Monday, October 22, 2007

Grant to preserve wilderness land near Caney Fork

Staff Writer, The Tennessean, Oct. 22, 2007

Another piece of the wilderness that lies in a corridor between Fall Creek Falls State Park and Scotts Gulf has been protected.

"The rugged, spectacular scenery rivals scenery anywhere in the world," said Kathleen Williams, executive director of the Tennessee Parks and Greenways Foundation, one of the groups that worked to secure the funding.
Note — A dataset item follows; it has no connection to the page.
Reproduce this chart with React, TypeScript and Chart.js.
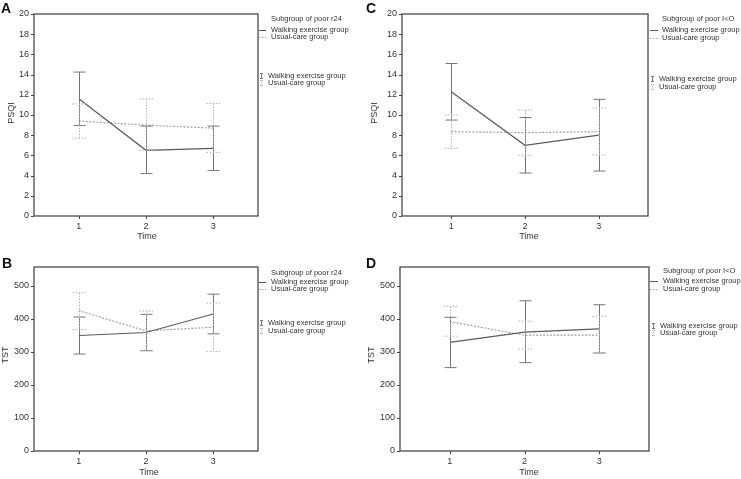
import React, { useEffect, useRef } from 'react';
import { Chart, registerables } from 'chart.js';
Chart.register(...registerables);

const FONT = '"Liberation Sans", Arial, Helvetica, sans-serif';

// ---------- data ----------
const times = [1, 2, 3];
const psqiTicks = [0, 2, 4, 6, 8, 10, 12, 14, 16, 18, 20];
const tstTicks = [0, 100, 200, 300, 400, 500];

// Panel A: PSQI, subgroup of poor r24
const aWalkMean = [11.6, 6.5, 6.7];
const aWalkHigh = [14.25, 8.9, 8.9];
const aWalkLow = [8.95, 4.2, 4.5];
const aUsualMean = [9.4, 9.0, 8.7];
const aUsualHigh = [11.1, 11.6, 11.15];
const aUsualLow = [7.7, 6.5, 6.3];

// Panel C: PSQI, subgroup of poor I<O
const cWalkMean = [12.3, 7.0, 8.0];
const cWalkHigh = [15.1, 9.75, 11.55];
const cWalkLow = [9.5, 4.25, 4.45];
const cUsualMean = [8.35, 8.25, 8.35];
const cUsualHigh = [10.0, 10.5, 10.7];
const cUsualLow = [6.7, 6.0, 6.05];

// Panel B: TST, subgroup of poor r24
const bWalkMean = [349, 358, 414];
const bWalkHigh = [405, 413, 474];
const bWalkLow = [293, 303, 354];
const bUsualMean = [424, 363, 374];
const bUsualHigh = [478, 423, 447];
const bUsualLow = [367, 303, 301];

// Panel D: TST, subgroup of poor I<O
const dWalkMean = [328, 359, 369];
const dWalkHigh = [404, 454, 442];
const dWalkLow = [252, 267, 296];
const dUsualMean = [391, 350, 350];
const dUsualHigh = [437, 392, 407];
const dUsualLow = [347, 308, 296];

const groupLabels = ['Walking exercise group', 'Usual-care group'];

// ---------- styles ----------
const WALK_COLOR = '#5a5a5a';
const USUAL_COLOR = '#a0a0a0';
const WALK_ERR = '#747474';
const USUAL_ERR = '#b2b2b2';

const decorPlugin = {
  id: 'decor',
  afterDatasetsDraw(chart: any) {
    const ctx = chart.ctx;
    const xs = chart.scales.x;
    const ys = chart.scales.y;
    chart.data.datasets.forEach((ds: any) => {
      ctx.save();
      ctx.strokeStyle = ds.errColor;
      ctx.lineWidth = 1;
      ctx.setLineDash(ds.errDash);
      ds.data.forEach((pt: any, i: number) => {
        const x = Math.round(xs.getPixelForValue(pt.x)) + 0.5;
        const yh = ys.getPixelForValue(ds.errHigh[i]);
        const yl = ys.getPixelForValue(ds.errLow[i]);
        ctx.beginPath();
        ctx.moveTo(x, yh);
        ctx.lineTo(x, yl);
        ctx.moveTo(x - ds.capW, yh);
        ctx.lineTo(x + ds.capW, yh);
        ctx.moveTo(x - ds.capW, yl);
        ctx.lineTo(x + ds.capW, yl);
        ctx.stroke();
      });
      ctx.restore();
    });
  },
  afterDraw(chart: any) {
    const p = chart.options.plugins.decor;
    const ctx = chart.ctx;
    const a = chart.chartArea;
    const xs = chart.scales.x;
    const ys = chart.scales.y;
    ctx.save();
    // frame
    ctx.strokeStyle = '#4a4a4a';
    ctx.lineWidth = 1.3;
    ctx.strokeRect(a.left, a.top, a.right - a.left, a.bottom - a.top);
    // tick marks
    ctx.lineWidth = 1;
    ctx.strokeStyle = '#444';
    ctx.beginPath();
    p.yTicks.forEach((v: number) => {
      const y = Math.round(ys.getPixelForValue(v)) + 0.5;
      ctx.moveTo(a.left - 3, y);
      ctx.lineTo(a.left, y);
    });
    times.forEach((v: number) => {
      const x = Math.round(xs.getPixelForValue(v)) + 0.5;
      ctx.moveTo(x, a.bottom);
      ctx.lineTo(x, a.bottom + 3);
    });
    ctx.stroke();

    // panel letter
    ctx.fillStyle = '#111';
    ctx.font = `bold 14px ${FONT}`;
    ctx.textBaseline = 'middle';
    ctx.textAlign = 'left';
    ctx.fillText(p.letter, p.letterX, p.letterY);

    // axis titles
    ctx.fillStyle = '#333';
    ctx.font = `9px ${FONT}`;
    ctx.textAlign = 'center';
    ctx.fillText('Time', p.xTitleX, p.xTitleY);
    ctx.save();
    ctx.translate(p.yTitleX, p.yTitleY);
    ctx.rotate(-Math.PI / 2);
    ctx.fillText(p.yTitle, 0, 0);
    ctx.restore();

    // legend 1
    ctx.font = `7.5px ${FONT}`;
    ctx.textAlign = 'left';
    ctx.fillStyle = '#333';
    ctx.fillText(p.subgroup, p.legTextX, p.legRows[0]);
    ctx.fillText(groupLabels[0], p.legTextX, p.legRows[1]);
    ctx.fillText(groupLabels[1], p.legTextX, p.legRows[2]);
    ctx.lineWidth = 1;
    ctx.strokeStyle = WALK_COLOR;
    ctx.beginPath();
    ctx.moveTo(p.legLineX0, Math.round(p.legRows[1]) + 0.5);
    ctx.lineTo(p.legLineX1, Math.round(p.legRows[1]) + 0.5);
    ctx.stroke();
    ctx.strokeStyle = USUAL_COLOR;
    ctx.setLineDash([1.5, 1.5]);
    ctx.beginPath();
    ctx.moveTo(p.legLineX0, Math.round(p.legRows[2]) + 0.5);
    ctx.lineTo(p.legLineX1, Math.round(p.legRows[2]) + 0.5);
    ctx.stroke();
    ctx.setLineDash([]);

    // legend 2 (error bar glyphs)
    ctx.fillText(groupLabels[0], p.leg2TextX, p.leg2Rows[0]);
    ctx.fillText(groupLabels[1], p.leg2TextX, p.leg2Rows[1]);
    [0, 1].forEach((k) => {
      const gx = p.glyphX + 0.5;
      const gy = p.leg2Rows[k];
      ctx.strokeStyle = k === 0 ? WALK_ERR : USUAL_ERR;
      if (k === 1) ctx.setLineDash([1, 1]);
      ctx.beginPath();
      ctx.moveTo(gx, gy - 2.5);
      ctx.lineTo(gx, gy + 2.5);
      ctx.moveTo(gx - 1.5, gy - 2.5);
      ctx.lineTo(gx + 1.5, gy - 2.5);
      ctx.moveTo(gx - 1.5, gy + 2.5);
      ctx.lineTo(gx + 1.5, gy + 2.5);
      ctx.stroke();
      ctx.setLineDash([]);
    });
    ctx.restore();
  },
};

type Panel = {
  key: string;
  left: number; topPos: number; w: number; h: number;
  top: number; padRight: number; yW: number; xH: number;
  yMax: number; yTicks: number[];
  walkMean: number[]; walkHigh: number[]; walkLow: number[];
  usualMean: number[]; usualHigh: number[]; usualLow: number[];
  letter: string; letterX: number; letterY: number;
  yTitle: string; yTitleX: number; yTitleY: number;
  xTitleX: number; xTitleY: number;
  subgroup: string;
  legTextX: number; legRows: number[]; legLineX0: number; legLineX1: number;
  glyphX: number; leg2TextX: number; leg2Rows: number[];
};

const panels: Panel[] = [
  {
    key: 'A', left: 0, topPos: 0, w: 370, h: 240,
    top: 14, padRight: 112, yW: 34, xH: 24, yMax: 20, yTicks: psqiTicks,
    walkMean: aWalkMean, walkHigh: aWalkHigh, walkLow: aWalkLow,
    usualMean: aUsualMean, usualHigh: aUsualHigh, usualLow: aUsualLow,
    letter: 'A', letterX: 1, letterY: 9,
    yTitle: 'PSQI', yTitleX: 12, yTitleY: 113, xTitleX: 147, xTitleY: 237,
    subgroup: 'Subgroup of poor r24',
    legTextX: 271, legRows: [19, 29.5, 36.5], legLineX0: 259, legLineX1: 266,
    glyphX: 261, leg2TextX: 268, leg2Rows: [76, 83],
  },
  {
    key: 'C', left: 360, topPos: 0, w: 381, h: 240,
    top: 14, padRight: 93, yW: 42, xH: 24, yMax: 20, yTicks: psqiTicks,
    walkMean: cWalkMean, walkHigh: cWalkHigh, walkLow: cWalkLow,
    usualMean: cUsualMean, usualHigh: cUsualHigh, usualLow: cUsualLow,
    letter: 'C', letterX: 6, letterY: 9,
    yTitle: 'PSQI', yTitleX: 15, yTitleY: 113, xTitleX: 169, xTitleY: 237,
    subgroup: 'Subgroup of poor I<O',
    legTextX: 302, legRows: [19, 30, 38], legLineX0: 290, legLineX1: 298,
    glyphX: 292, leg2TextX: 299, leg2Rows: [79, 87],
  },
  {
    key: 'B', left: 0, topPos: 240, w: 370, h: 239,
    top: 27, padRight: 112, yW: 34, xH: 28, yMax: 556, yTicks: tstTicks,
    walkMean: bWalkMean, walkHigh: bWalkHigh, walkLow: bWalkLow,
    usualMean: bUsualMean, usualHigh: bUsualHigh, usualLow: bUsualLow,
    letter: 'B', letterX: 2, letterY: 24,
    yTitle: 'TST', yTitleX: 6, yTitleY: 115, xTitleX: 149, xTitleY: 233,
    subgroup: 'Subgroup of poor r24',
    legTextX: 271, legRows: [33, 42, 49], legLineX0: 259, legLineX1: 266,
    glyphX: 261, leg2TextX: 268, leg2Rows: [83, 91],
  },
  {
    key: 'D', left: 360, topPos: 240, w: 381, h: 239,
    top: 27, padRight: 92, yW: 40, xH: 28, yMax: 556, yTicks: tstTicks,
    walkMean: dWalkMean, walkHigh: dWalkHigh, walkLow: dWalkLow,
    usualMean: dUsualMean, usualHigh: dUsualHigh, usualLow: dUsualLow,
    letter: 'D', letterX: 6, letterY: 24,
    yTitle: 'TST', yTitleX: 12, yTitleY: 115, xTitleX: 169, xTitleY: 233,
    subgroup: 'Subgroup of poor I<O',
    legTextX: 303, legRows: [31, 41, 49], legLineX0: 290, legLineX1: 298,
    glyphX: 293, leg2TextX: 300, leg2Rows: [86, 93],
  },
];

function makeConfig(p: Panel): any {
  return {
    type: 'line',
    data: {
      datasets: [
        {
          label: groupLabels[0],
          data: times.map((t, i) => ({ x: t, y: p.walkMean[i] })),
          borderColor: WALK_COLOR,
          borderWidth: 1.2,
          pointRadius: 0,
          tension: 0,
          errHigh: p.walkHigh,
          errLow: p.walkLow,
          errColor: WALK_ERR,
          errDash: [],
          capW: 6,
        },
        {
          label: groupLabels[1],
          data: times.map((t, i) => ({ x: t, y: p.usualMean[i] })),
          borderColor: USUAL_COLOR,
          borderWidth: 1.2,
          borderDash: [2, 1.5],
          pointRadius: 0,
          tension: 0,
          errHigh: p.usualHigh,
          errLow: p.usualLow,
          errColor: USUAL_ERR,
          errDash: [1.5, 1.5],
          capW: 7,
        },
      ],
    },
    options: {
      animation: false,
      responsive: false,
      devicePixelRatio: 1,
      layout: { padding: { left: 0, top: p.top, right: p.padRight, bottom: 0 } },
      plugins: {
        legend: { display: false },
        tooltip: { enabled: false },
        decor: p,
      },
      scales: {
        x: {
          type: 'linear',
          min: 1 / 3,
          max: 11 / 3,
          grid: { display: false, drawTicks: false },
          border: { display: false },
          ticks: { font: { family: FONT, size: 9 }, color: '#333', padding: 5, maxRotation: 0 },
          afterBuildTicks: (s: any) => { s.ticks = times.map((v) => ({ value: v })); },
          afterFit: (s: any) => { s.height = p.xH; },
        },
        y: {
          type: 'linear',
          min: 0,
          max: p.yMax,
          grid: { display: false, drawTicks: false },
          border: { display: false },
          ticks: { font: { family: FONT, size: 9 }, color: '#333', padding: 5 },
          afterBuildTicks: (s: any) => { s.ticks = p.yTicks.map((v) => ({ value: v })); },
          afterFit: (s: any) => { s.width = p.yW; },
        },
      },
    },
    plugins: [decorPlugin],
  };
}

function PanelChart({ p }: { p: Panel }) {
  const ref = useRef<HTMLCanvasElement | null>(null);
  useEffect(() => {
    if (!ref.current) return;
    const chart = new Chart(ref.current, makeConfig(p));
    return () => chart.destroy();
  }, [p]);
  return (
    <canvas
      ref={ref}
      width={p.w}
      height={p.h}
      style={{ position: 'absolute', left: p.left, top: p.topPos, width: p.w, height: p.h }}
    />
  );
}

export default function App() {
  return (
    <div style={{ position: 'absolute', left: 0, top: 0, width: 741, height: 479, background: '#fff', overflow: 'hidden' }}>
      {panels.map((p) => (
        <PanelChart key={p.key} p={p} />
      ))}
    </div>
  );
}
Agencies and nonprofits today have conserved about 53,000 acres, including a 1,500-acre tract the Middle Tennessee Council of the Boy Scouts recently acquired and Virgin Falls, where the waters appear from an underground cave before tumbling off a bluff. They disappear into another opening at the base of the falls. (To read full article....Grants to Preserve Wilderness)

My Commentary
Many people visit the Great Smoky Mountains, but in Middle Tennessee there is a natural treasure every bit as beautiful. It is unspoiled by the commercial tourist industry that borders the Smokies. Small sleepy towns and well tending farms dot the country side. The mountains of the Cumberland plateau has beautiful scenery, hiking trails, trout fishing streams, babbling brooks, caves, massive stone formations, and hundreds of waterfalls including Fall Creek Falls, the highest waterfall east of the Rockies.

The land has some of the greatest diversity of plants and wildlife species in America. The land is beautiful to explore any time of the year. Taking a Spring hike you may find dozens of variety of wildflowers in bloom. And, if you visit the same trail a week later, some of those flowers will no longer be blooming, but new varieties will have bloomed out. For two months, the same trail can be a different hike each time. In the fall the Cumberlands can take your breath away as you gaze at a hill side and see the ribbons of fall colours. I find that a day trip to the Cumberland restores my soul and wipes away a months worth of daily stress.

This beautiful land is being threatened, however, by the growing population and development and by clear-cutting of timber. An organization that is taking the lead in preserving this treasure is The Tennessee Parks and Greenway Foundation. If it was not for this organization, many of the most beautiful sites in Tennessee would be lost. One reason this organization can be successful when state government cannot, is because they can act faster than the state government to save endangered sites. The wheels of government turn slow. By the time annual budgets are approve, legislation is passed, and studies are done, a threatened site is lost. TPGF can purchase the site and hold it until a state agency can purchase it. Also, TPGF has fewer bureaucratic processes to go through, so they can purchase sites at less cost than if purchased by the state, and since they are not in business to make a profit they can sell the property at a saving to the state of Tennessee.

TPGF operates on a shoe-string budget with low overhead and almost all the money donated to the foundation goes into purchasing endangered sites that have a natural feature worth preserving such as a waterfall or are home to an endangered species. In addition to purchasing property, TPGF saves the land by accepting donation of "construction easements" on property which limits future developments. In addition to the land that eventually goes into state hands in the form of state parks or wilderness areas, many farms will remain as farms or open space due to the owners voluntarily giving away their development rights. TPGF educates property owners on how they can bequest the beauty of the Cumberlands to future generations by placing these development restrictions on their property.

I am glad to see the natural beauty of the Cumberlands being preserved. Piece by piece, much of this beautiful mountain land is being saved. Kathleen Williams, Executive Director of The Tennessee Parks and Greenways Foundation is my sister. I am proud of her and the noble work she is doing. If you love the beauty of the Cumberlands or support the work of those that are saving our natural heritage you may wish to make a contribution to support this worth while organization.